For instance, he noted that some developers converting their properties meant for sale to rental could have waited till there is stability in the market but it is uncertain when the situation would improve.
“COVID-19 has not only created economic chaos but also brought about further devaluation to our currency. This means purchasing power has reduced significantly.
“So this developer in question is already counting his losses for today but betting against the future where he possibly can sell at a higher price. Sadly, not many developers have the financial muscle to wait as most are funded with loaned cash. Most will likely go red.
“The rental market will continue to see some activities. Not everybody can afford to buy, but people need a place to stay. If you can’t buy, you rent. Therefore, the rental market will do better than the sales market in highbrow areas, but generally, the vacancy will be high,” the real estate expert said.
Also speaking, Mr. James Oluwayemi of JS_Pace Homes, however, believed that despite the recession, a lot of people still bought properties in the upscale market.

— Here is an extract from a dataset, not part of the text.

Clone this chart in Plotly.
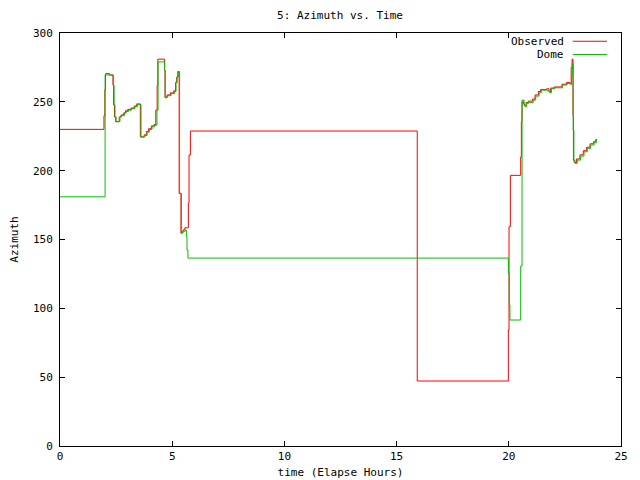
import plotly.graph_objects as go

# Observed azimuth (time in elapsed hours, azimuth in degrees)
obs_t = [0, 1.96, 2.00, 2.03, 2.20, 2.36, 2.39, 2.43, 2.48, 2.64, 2.72, 2.84, 2.92, 3.02, 3.16,
         3.31, 3.42, 3.58, 3.75, 3.85, 3.95, 4.07, 4.19, 4.27, 4.33, 4.36, 4.66, 4.68, 4.77, 4.92,
         5.07, 5.15, 5.20, 5.25, 5.31, 5.39, 5.43, 5.50, 5.56, 5.72, 5.75, 5.81, 15.92, 19.98,
         20.01, 20.07, 20.53, 20.56, 20.59, 20.66, 20.70, 20.77, 20.87, 21.06, 21.17, 21.32, 21.42,
         21.69, 21.79, 21.87, 22.02, 22.37, 22.57, 22.72, 22.78, 22.82, 22.86, 22.88, 22.91, 23.02,
         23.17, 23.32, 23.47, 23.62, 23.77, 23.87, 23.93]
obs_v = [230, 240, 259, 270.5, 269.5, 262, 247.7, 239, 235.6, 239, 240.5, 242, 243.5, 244.5, 245.5,
         247, 248.5, 224.5, 226, 228.5, 230.5, 232.5, 233.5, 244, 262, 281, 273, 253, 255, 256.5,
         258, 264, 268, 272, 183.5, 154.5, 156, 157, 158.5, 176.3, 211.4, 228.8, 47.2, 84.3,
         159.3, 196.6, 210, 235.6, 250, 248.5, 247.5, 249.5, 250.5, 252, 255, 257.5, 259,
         259.5, 257.5, 260, 260.8, 262.8, 264, 263.5, 275, 281, 240, 207.7, 206, 208.5,
         211.5, 214.5, 217, 219.5, 221, 222.5, 222.5]

# Dome azimuth
dome_t = [0, 2.01, 2.38, 2.41, 2.45, 2.50, 2.67, 2.75, 2.87, 2.95, 3.05, 3.19, 3.34, 3.45, 3.61,
          3.78, 3.88, 3.98, 4.10, 4.22, 4.32, 4.37, 4.66, 4.69, 4.80, 4.95, 5.10, 5.17, 5.22, 5.27,
          5.33, 5.41, 5.45, 5.52, 5.58, 5.63, 5.66, 5.70, 19.98, 20.02, 20.05, 20.53, 20.59, 20.68,
          20.72, 20.80, 20.90, 21.09, 21.20, 21.35, 21.45, 21.72, 21.82, 21.90, 22.05, 22.40, 22.60,
          22.75, 22.80, 22.83, 22.87, 22.90, 22.95, 23.05, 23.20, 23.35, 23.50, 23.65, 23.80, 23.90,
          23.93]
dome_v = [181, 269.5, 262, 247.7, 239, 235.6, 239, 240, 242, 243, 244, 245.2, 246.5, 248, 224.5,
          225.5, 228, 230, 232, 233, 244, 279, 273, 253.5, 254.5, 256, 257.5, 264, 268, 272,
          183.5, 154.5, 155.3, 156, 157, 152, 142.4, 136.5, 125.4, 102.4, 91.5, 130.7, 251.3, 247.7,
          246.5, 249, 249.6, 251.3, 254.2, 256.6, 258.5, 258, 256.8, 259.7, 260.2, 262.2, 263.4,
          262.6, 269, 277.7, 229.5, 207.7, 205.3, 207.7, 210.6, 213.7, 216.2, 218.6, 220.3, 222.3,
          222.3]

x_ticks = [0, 5, 10, 15, 20, 25]
y_ticks = [0, 50, 100, 150, 200, 250, 300]

RED = "#ff0000"
GREEN = "#00c000"
FONT = "DejaVu Sans Mono"
FS = 11

fig = go.Figure()
fig.add_trace(go.Scatter(x=obs_t, y=obs_v, mode="lines", name="Observed",
                         line=dict(color=RED, width=1, shape="hv")))
fig.add_trace(go.Scatter(x=dome_t, y=dome_v, mode="lines", name="Dome",
                         line=dict(color=GREEN, width=1, shape="hv")))

fig.update_layout(
    width=640, height=480,
    margin=dict(l=60, r=19, t=33, b=34, autoexpand=False),
    plot_bgcolor="white", paper_bgcolor="white",
    font=dict(family=FONT, size=FS, color="black"),
    showlegend=False,
    title=dict(text="5: Azimuth vs. Time", x=340 / 640, xanchor="center",
               y=1 - 15 / 480, yanchor="middle", font=dict(family=FONT, size=FS)),
)
fig.update_xaxes(range=[0, 25], tickvals=x_ticks, ticktext=[str(v) for v in x_ticks],
                 ticks="inside", ticklen=5, tickcolor="black", automargin=False,
                 tickfont=dict(family=FONT, size=FS),
                 showline=True, linecolor="black", linewidth=1, mirror="ticks",
                 showgrid=False, zeroline=False,
                 title=dict(text="time (Elapse Hours)", standoff=6,
                            font=dict(family=FONT, size=FS)))
fig.update_yaxes(range=[0, 300], tickvals=y_ticks, ticktext=[str(v) for v in y_ticks],
                 ticks="inside", ticklen=5, tickcolor="black", automargin=False,
                 tickfont=dict(family=FONT, size=FS),
                 showline=True, linecolor="black", linewidth=1, mirror="ticks",
                 showgrid=False, zeroline=False, ticklabelstandoff=4,
                 title=dict(text="Azimuth", standoff=12,
                            font=dict(family=FONT, size=FS)))

# gnuplot-style legend: text right-aligned, line sample to the right
legend_items = [("Observed", RED, 0.980), ("Dome", GREEN, 0.948)]
for label, color, ypos in legend_items:
    fig.add_annotation(x=0.902, y=ypos, xref="paper", yref="paper", text=label,
                       showarrow=False, xanchor="right", yanchor="middle", height=10,
                       font=dict(family=FONT, size=FS, color="black"))
    fig.add_shape(type="line", xref="paper", yref="paper", x0=0.914, x1=0.975,
                  y0=ypos, y1=ypos, line=dict(color=color, width=1))

fig.write_html("out.html", config={"displayModeBar": False},
               post_script="document.body.style.margin='0';document.body.style.padding='0';")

According to him, the vacancies noticed in the highbrow areas of Banana Island, Ikoyi, among others could have been that those properties were developed for investment purposes with the expectation of significant yields in the future.
He said, “To an extent, people were actually buying properties. To be sincere with you, 2020, despite the hiccups, a whole lot of people still bought properties, especially in Ikoyi.
“If there is an increase in vacancy rates, it could be that the people who have bought such properties are trying to use them for investment purposes.”